Regulation (EU) No 528/2012 defines a biocidal product as one “consisting of, containing or generating one or more active substances, with the intention of destroying, deterring, rendering harmless, preventing the action of, or otherwise exerting a controlling effect on, any harmful organism by any means other than mere physical or mechanical action”. According to the Cosmetics Regulation (1223/2009), a cosmetic product is any substance or mixture intended to be in contact with external parts of the body or with the teeth and mouth, with the aim of cleaning, perfuming, changing appearance, protecting, keeping in good condition or correcting odours.
Establishing a clear borderline
These definitions identify the product types, and differentiating between them is apparently straightforward.
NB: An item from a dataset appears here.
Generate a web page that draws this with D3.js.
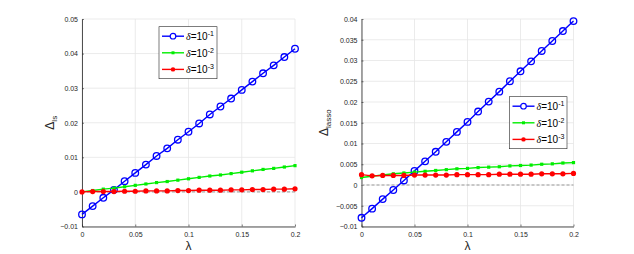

However, some products may have properties matching both definitions. In that case, establishing a clear borderline between a biocidal and a cosmetic product is crucial: it determines the legal framework under which a product can go to market.
Although, in the case of discrepancy, it is the national authorities of each EU member state who decide the product’s classification based on a case-by-case analysis, the initial decision is made by the manufacturer.
One approach could be to register borderline products as biocides, as the regulatory requirements are stricter. But there are financial considerations: registering a biocidal product is complex, time-consuming and more expensive than a cosmetic product. The target consumer may also change depending on how the product is marketed.